In the today’s high-tech world, it is unthinkable for someone not to have a phone. But you’ll still find people who choose not to have one – not because they can’t afford but they just feel they don’t need it.
Still, in the virtual world that technologies have created, social media has become a new play ground that has provided offices, homes and even social as well as spiritual sanctuaries for different people. And, yes, some people just don’t find it their thing even when millions have made it part of their lives.
One of them is S.K. Macharia, the founder and chairman of Royal Media Services, the company that owns Citizen TV and a host of other radio stations. RSM is the largest TV and radio network in Kenya, with three TV stations and just over a dozen radio outlets.

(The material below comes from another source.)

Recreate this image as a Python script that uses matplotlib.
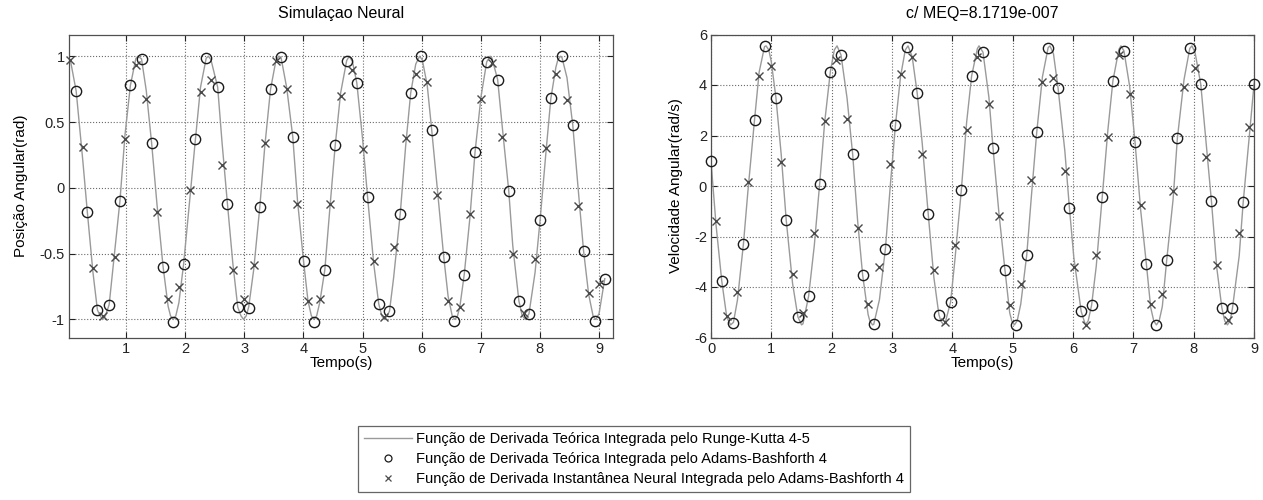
import matplotlib
matplotlib.use("Agg")
import numpy as np
import matplotlib.pyplot as plt
from matplotlib.lines import Line2D

plt.rcParams['font.family'] = ['Liberation Sans', 'DejaVu Sans']
plt.rcParams['axes.unicode_minus'] = False

# --- posicao angular (rad) ---
# Runge-Kutta 4-5 (curva continua)
rk_pos_t = [0.0, 0.06, 0.157, 0.27, 0.345, 0.44, 0.516, 0.5615, 0.6065, 0.6515, 0.715,
            0.81, 0.897, 0.983, 1.074, 1.166, 1.202, 1.262, 1.342, 1.433, 1.524, 1.627,
            1.712, 1.7525, 1.7975, 1.8425, 1.894, 1.974, 2.082, 2.174, 2.26, 2.356, 2.393,
            2.436, 2.55, 2.624, 2.715, 2.806, 2.89, 2.9435, 2.9885, 3.0335, 3.075, 3.159,
            3.262, 3.347, 3.444, 3.535, 3.584, 3.621, 3.718, 3.82, 3.9, 4.003, 4.077,
            4.1345, 4.1795, 4.2245, 4.277, 4.362, 4.448, 4.538, 4.63, 4.732, 4.775, 4.829,
            4.903, 5.0, 5.085, 5.188, 5.274, 5.3255, 5.3705, 5.4155, 5.456, 5.525, 5.638,
            5.73, 5.815, 5.9, 5.966, 6.011, 6.094, 6.17, 6.265, 6.373, 6.447, 6.5165,
            6.5615, 6.6065, 6.647, 6.72, 6.817, 6.903, 7.005, 7.1, 7.157, 7.188, 7.285,
            7.359, 7.473, 7.541, 7.645, 7.7, 7.7525, 7.815, 7.918, 8.003, 8.1, 8.185,
            8.27, 8.303, 8.348, 8.373, 8.458, 8.556, 8.641, 8.738, 8.824, 8.8985, 8.9435,
            9.0, 9.097]
rk_pos = [1.0, 0.967, 0.735, 0.203, -0.18, -0.639, -0.927, -0.972, -1.0, -0.972, -0.887,
          -0.477, -0.10, 0.404, 0.778, 0.982, 1.0, 0.98, 0.740, 0.34, -0.127, -0.60,
          -0.900, -0.972, -1.0, -0.972, -0.873, -0.58, -0.070, 0.37, 0.764, 0.985, 1.0,
          0.974, 0.765, 0.345, -0.12, -0.571, -0.907, -0.972, -1.0, -0.972, -0.905, -0.623,
          -0.149, 0.316, 0.748, 0.967, 1.0, 0.992, 0.760, 0.389, -0.096, -0.558, -0.857,
          -0.972, -1.0, -0.972, -0.870, -0.624, -0.153, 0.323, 0.722, 0.967, 1.0, 0.960,
          0.798, 0.375, -0.068, -0.571, -0.881, -0.972, -1.0, -0.972, -0.937, -0.686, -0.195,
          0.321, 0.722, 0.940, 1.0, 0.972, 0.780, 0.44, -0.007, -0.523, -0.823, -0.972,
          -1.0, -0.972, -0.900, -0.659, -0.222, 0.273, 0.696, 0.957, 1.0, 0.987, 0.823,
          0.483, -0.023, -0.440, -0.861, -0.97, -1.0, -0.957, -0.643, -0.245, 0.259, 0.679,
          0.916, 0.972, 1.0, 0.99, 0.837, 0.475, 0.024, -0.477, -0.808, -0.972, -1.0,
          -0.956, -0.69]

# Adams-Bashforth 4 com derivada teorica
ab_pos_t = [0.157, 0.345, 0.516, 0.715, 0.897, 1.074, 1.262, 1.433, 1.627, 1.79,
            1.974, 2.174, 2.356, 2.55, 2.715, 2.89, 3.075, 3.262, 3.444, 3.621,
            3.82, 4.003, 4.174, 4.362, 4.538, 4.732, 4.903, 5.085, 5.274, 5.456,
            5.638, 5.815, 5.986, 6.17, 6.373, 6.55, 6.72, 6.903, 7.1, 7.285,
            7.473, 7.645, 7.815, 8.003, 8.185, 8.373, 8.556, 8.738, 8.926, 9.097]
ab_pos = [0.735, -0.18, -0.927, -0.887, -0.10, 0.778, 0.98, 0.34, -0.60, -1.02,
          -0.58, 0.37, 0.99, 0.765, -0.12, -0.907, -0.915, -0.149, 0.748, 0.992,
          0.389, -0.558, -1.02, -0.624, 0.323, 0.967, 0.798, -0.068, -0.881, -0.937,
          -0.195, 0.722, 1.0, 0.44, -0.523, -1.013, -0.659, 0.273, 0.957, 0.823,
          -0.023, -0.861, -0.957, -0.245, 0.679, 1.0, 0.475, -0.477, -1.01, -0.692]

# Adams-Bashforth 4 com derivada neural
nn_pos_t = [0.06, 0.27, 0.44, 0.61, 0.81, 0.983, 1.166, 1.342, 1.524, 1.712,
            1.894, 2.082, 2.26, 2.436, 2.624, 2.806, 2.995, 3.159, 3.347, 3.535,
            3.718, 3.9, 4.077, 4.277, 4.448, 4.63, 4.829, 5.0, 5.188, 5.37,
            5.525, 5.73, 5.9, 6.094, 6.265, 6.447, 6.647, 6.817, 7.005, 7.188,
            7.359, 7.541, 7.73, 7.918, 8.1, 8.27, 8.458, 8.641, 8.824, 9.0]
nn_pos = [0.975, 0.313, -0.61, -0.977, -0.523, 0.374, 0.937, 0.672, -0.187, -0.843,
          -0.755, -0.018, 0.727, 0.816, 0.172, -0.624, -0.843, -0.583, 0.338, 0.967,
          0.748, -0.119, -0.856, -0.843, -0.119, 0.697, 0.892, 0.293, -0.553, -0.98,
          -0.447, 0.381, 0.866, 0.803, -0.056, -0.861, -0.907, -0.195, 0.672, 0.95,
          0.386, -0.503, -0.95, -0.54, 0.30, 0.866, 0.664, -0.136, -0.80, -0.73]

# --- velocidade angular (rad/s) ---
rk_vel_t = [0.0, 0.083, 0.177, 0.26, 0.3233, 0.371, 0.437, 0.537, 0.609, 0.72, 0.797,
            0.886, 0.9115, 0.9565, 0.997, 1.075, 1.163, 1.246, 1.351, 1.44, 1.4998, 1.523,
            1.617, 1.711, 1.8, 1.882, 1.977, 2.043, 2.088, 2.154, 2.254, 2.347, 2.43,
            2.513, 2.603, 2.6313, 2.6763, 2.696, 2.791, 2.89, 2.973, 3.056, 3.14, 3.2195,
            3.2645, 3.334, 3.417, 3.5, 3.6, 3.693, 3.776, 3.8078, 3.8528, 3.876, 3.97,
            4.042, 4.148, 4.236, 4.319, 4.414, 4.441, 4.507, 4.606, 4.673, 4.773, 4.872,
            4.95, 4.9843, 5.0293, 5.0743, 5.133, 5.233, 5.31, 5.399, 5.493, 5.587, 5.6175,
            5.676, 5.752, 5.864, 5.94, 6.013, 6.135, 6.2058, 6.2508, 6.307, 6.384, 6.484,
            6.578, 6.661, 6.76, 6.794, 6.844, 6.938, 7.027, 7.121, 7.215, 7.287, 7.3373,
            7.3823, 7.4273, 7.48, 7.553, 7.658, 7.73, 7.84, 7.935, 7.9705, 8.023, 8.117,
            8.2, 8.294, 8.383, 8.467, 8.5138, 8.5588, 8.6038, 8.643, 8.754, 8.82, 8.92,
            9.0, 9.09]
rk_vel = [0.95, -1.56, -3.76, -5.19, -5.5, -5.4, -4.52, -2.28, -0.25, 2.61, 4.51,
          5.52, 5.55, 5.39, 4.94, 3.5, 1.24, -1.36, -3.86, -5.19, -5.5, -5.46,
          -4.36, -2.36, 0.09, 2.50, 4.53, 5.39, 5.55, 5.19, 3.48, 1.26, -1.40,
          -3.54, -5.09, -5.34, -5.5, -5.48, -4.50, -2.48, 0.08, 2.41, 4.33, 5.39,
          5.55, 5.12, 3.67, 1.69, -1.12, -3.62, -5.09, -5.34, -5.5, -5.46, -4.6,
          -2.92, -0.17, 2.52, 4.36, 5.44, 5.55, 5.3, 3.50, 1.52, -1.11, -3.34,
          -5.02, -5.34, -5.5, -5.34, -4.68, -2.72, -0.39, 2.15, 4.33, 5.48, 5.55,
          5.23, 3.87, 1.39, -0.87, -2.83, -4.97, -5.5, -5.34, -4.73, -3.19, -0.43,
          2.23, 4.17, 5.41, 5.55, 5.35, 3.95, 1.75, -0.96, -3.08, -4.81, -5.34,
          -5.5, -5.34, -4.77, -2.92, -0.54, 1.91, 4.22, 5.45, 5.55, 5.28, 4.03,
          1.86, -0.60, -3.25, -4.83, -5.34, -5.5, -5.34, -4.83, -2.77, -0.65, 1.93,
          4.03, 5.25]

ab_vel_t = [0.0, 0.177, 0.371, 0.537, 0.72, 0.886, 1.075, 1.246, 1.44, 1.617,
            1.8, 1.977, 2.154, 2.347, 2.513, 2.696, 2.89, 3.056, 3.25, 3.417,
            3.6, 3.776, 3.97, 4.148, 4.319, 4.507, 4.673, 4.872, 5.05, 5.233,
            5.399, 5.587, 5.752, 5.94, 6.135, 6.307, 6.484, 6.661, 6.844, 7.027,
            7.215, 7.38, 7.553, 7.73, 7.935, 8.117, 8.294, 8.467, 8.643, 8.82, 9.0]
ab_vel = [1.0, -3.76, -5.43, -2.28, 2.61, 5.55, 3.5, -1.36, -5.19, -4.36,
          0.09, 4.53, 5.19, 1.26, -3.54, -5.48, -2.48, 2.41, 5.52, 3.67,
          -1.12, -5.09, -4.6, -0.17, 4.36, 5.3, 1.52, -3.34, -5.52, -2.72,
          2.15, 5.48, 3.87, -0.87, -4.97, -4.73, -0.43, 4.17, 5.35, 1.75,
          -3.08, -5.52, -2.92, 1.91, 5.46, 4.03, -0.60, -4.83, -4.83, -0.65, 4.03]

nn_vel_t = [0.083, 0.26, 0.437, 0.609, 0.797, 0.997, 1.163, 1.351, 1.523, 1.711,
            1.882, 2.07, 2.254, 2.43, 2.603, 2.791, 2.973, 3.14, 3.334, 3.5,
            3.693, 3.876, 4.042, 4.236, 4.414, 4.606, 4.773, 4.95, 5.133, 5.31,
            5.493, 5.676, 5.864, 6.013, 6.207, 6.384, 6.578, 6.76, 6.938, 7.121,
            7.287, 7.48, 7.658, 7.84, 8.023, 8.2, 8.383, 8.57, 8.754, 8.92]
nn_vel = [-1.40, -5.13, -4.2, 0.14, 4.37, 4.75, 0.96, -3.5, -5.02, -1.85,
          2.57, 4.99, 2.65, -1.66, -4.66, -3.21, 0.89, 4.44, 5.09, 1.25,
          -3.34, -5.39, -2.32, 2.21, 5.09, 3.23, -1.18, -4.73, -3.87, 0.23,
          4.13, 4.27, 0.59, -3.21, -5.5, -2.72, 1.95, 5.2, 3.63, -0.76,
          -4.66, -4.29, -0.21, 3.94, 4.66, 1.16, -3.11, -5.3, -1.88, 2.35]

titles = ['Simulaçao Neural', 'c/ MEQ=8.1719e-007']
ylabels = ['Posição Angular(rad)', 'Velocidade Angular(rad/s)']
legend_labels = ['Função de Derivada Teórica Integrada pelo Runge-Kutta 4-5',
                 'Função de Derivada Teórica Integrada pelo Adams-Bashforth 4',
                 'Função de Derivada Instantânea Neural Integrada pelo Adams-Bashforth 4']

line_color = '#9a9a9a'
circle_color = '#1a1a1a'
cross_color = '#4a4a4a'
tick_fs = 10.5
label_fs = 11.0
title_fs = 11.5
legend_fs = 10.5

fig = plt.figure(figsize=(12.63, 5.0), dpi=100)
ax1 = fig.add_axes([0.0546, 0.325, 0.4307, 0.606])
ax2 = fig.add_axes([0.5630, 0.325, 0.4299, 0.606])

panels = [
    (ax1, rk_pos_t, rk_pos, ab_pos_t, ab_pos, nn_pos_t, nn_pos),
    (ax2, rk_vel_t, rk_vel, ab_vel_t, ab_vel, nn_vel_t, nn_vel),
]
for ax, lt, ly, ct, cy, xt, xy in panels:
    ax.plot(lt, ly, color=line_color, lw=1.0, zorder=2)
    ax.plot(ct, cy, ls='none', marker='o', ms=7.4, mfc='none', mec=circle_color,
            mew=1.0, zorder=3, clip_on=False)
    ax.plot(xt, xy, ls='none', marker='x', ms=5.4, mec=cross_color, mew=1.0,
            zorder=4, clip_on=False)
    ax.set_axisbelow(True)
    ax.grid(True, ls=':', color='#6a6a6a', lw=0.8)
    ax.tick_params(direction='in', top=True, right=True, length=4, width=0.8,
                   labelsize=tick_fs, colors='#222222', pad=3)
    for s in ax.spines.values():
        s.set_color('#505050')
        s.set_linewidth(0.9)
    ax.set_xlabel('Tempo(s)', fontsize=label_fs, labelpad=0)

ax1.set_xlim(0.035, 9.235)
ax1.set_ylim(-1.137, 1.165)
ax1.set_xticks(np.arange(1, 10))
ax1.set_yticks([-1, -0.5, 0, 0.5, 1])
ax1.set_yticklabels(['-1', '-0.5', '0', '0.5', '1'])

ax2.set_xlim(0, 9)
ax2.set_ylim(-6, 6)
ax2.set_xticks(np.arange(0, 10))
ax2.set_yticks(np.arange(-6, 7, 2))

for ax, t, yl in zip([ax1, ax2], titles, ylabels):
    ax.set_title(t, fontsize=title_fs, pad=12)
    ax.set_ylabel(yl, fontsize=label_fs, labelpad=8)

handles = [
    Line2D([], [], color=line_color, lw=1.0),
    Line2D([], [], ls='none', marker='o', ms=5, mfc='none', mec=circle_color, mew=0.9),
    Line2D([], [], ls='none', marker='x', ms=4, mec=cross_color, mew=0.9),
]
leg = fig.legend(handles, legend_labels, loc='upper left',
                 bbox_to_anchor=(358 / 1263, 1 - 426 / 500), fontsize=legend_fs,
                 frameon=True, fancybox=False, edgecolor='#404040',
                 handlelength=3.3, handletextpad=0.3, labelspacing=0.42,
                 borderpad=0.4, borderaxespad=0)
leg.get_frame().set_linewidth(0.9)

fig.savefig('out.png', dpi=100)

Samuel Kamau (SK) Macharia, for your information, has a smartphone – perhaps the most sophisticated money can buy given his stable financial status. But he won’t just get to Facebook, Twitter or Instagram or even LinkedIn, yet.
Recently, Twitter and Facebook accounts emerged with his name and photos, and Kenyans followed it believing it’s the SK of Royal Media Services. That’s when he came out and explained that he is not the owner of those accounts. In fact, he said, he doesn’t have any social media accounts!
S.K. Macharia is now 80 years old and he can be excused for not being tech-savvy, social media-wise. But there are many older guys on social media, especially Twitter and LinkedIn which have attracted more mature fans.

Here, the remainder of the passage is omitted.